True ebooks, i.e. books that contained mainly text, were rarely larger than 2-3MB,
but collections of books could become about 10-20MB in size. Most torrents larger than that
either contained a lot of images or were sorted into the ebook category by accident and were
actually audio books or something else. Thus, limiting the file size to 20MB made sense.
Since the first result when searching for an author was often a collection of books by
that author, I decided to download only the first result.
To download the torrents, I enabled remote access in my torrent client transmission-gtk,
installed transmission-cli (apt install transmission-cli) and then simply used
subprocess to trigger adding the torrent file and starting the download.

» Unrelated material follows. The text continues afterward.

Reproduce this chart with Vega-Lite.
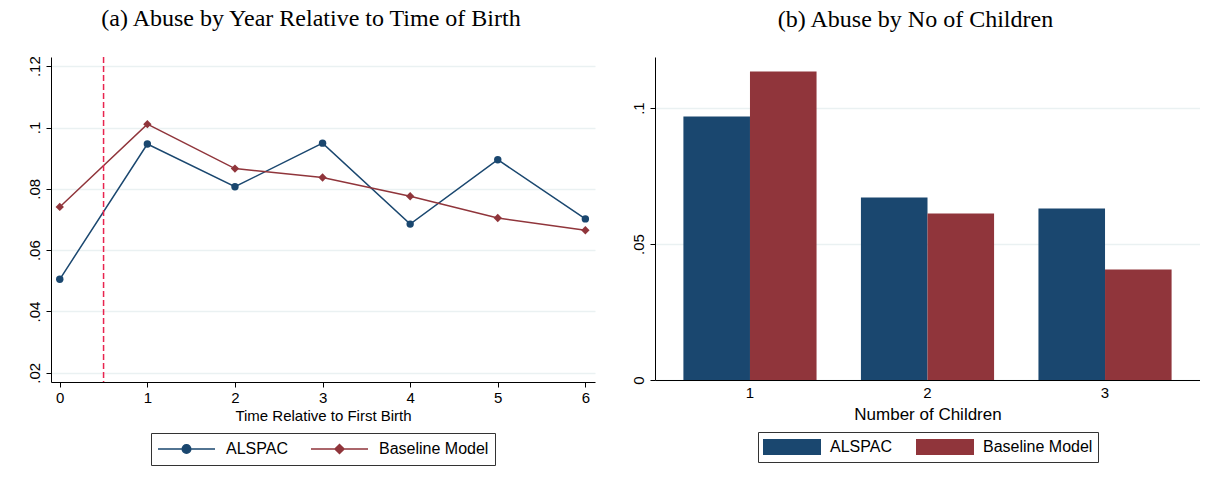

The next morning, I found that most of the downloads were complete (in total 282).
Some didn’t complete, probably because the seeders disappeared.
Upon inspecting the downloaded data, I found that the books came in various formats
(some more exotic than others) and often more than one format was provided for a given book.
Quick overview of all file types.
To simplify processing, I deleted all files that had no file extension and then
proceeded to rename all files with uppercase file extensions to their lowercase equivalent.
To accomplish this, I used the rename tool (apt install rename).
After that, since calibre (the tool I was gonna use for conversion) couldn’t handle old-style
doc files, I converted doc files to html with LibreOffice’s CLI.
Then, I converted all books that were not already in the epub format to the epub format
using calibre’s ebook-convert command (apt install calibre).
At first I encountered an error from calibre: PyCapsule_GetPointer called with incorrect name.
Replacing the calibre version that came with Ubuntu (apt purge calibre) with the newest version from
https://calibre-ebook.com/download_linux solved that problem.
A few hours later, I had a whopping 3419 epub files ready to be processed.
I deleted the downloaded files to save disk space.
I used python’s ebooklib package to read the epub files and dumped the metadata + content
into json files.
After that I had a bunch of json files that I could easily use to explore NLP techniques.
If you replicate this process and intend to read one of downloaded books I recommend
that you buy the book or find another way to support the author.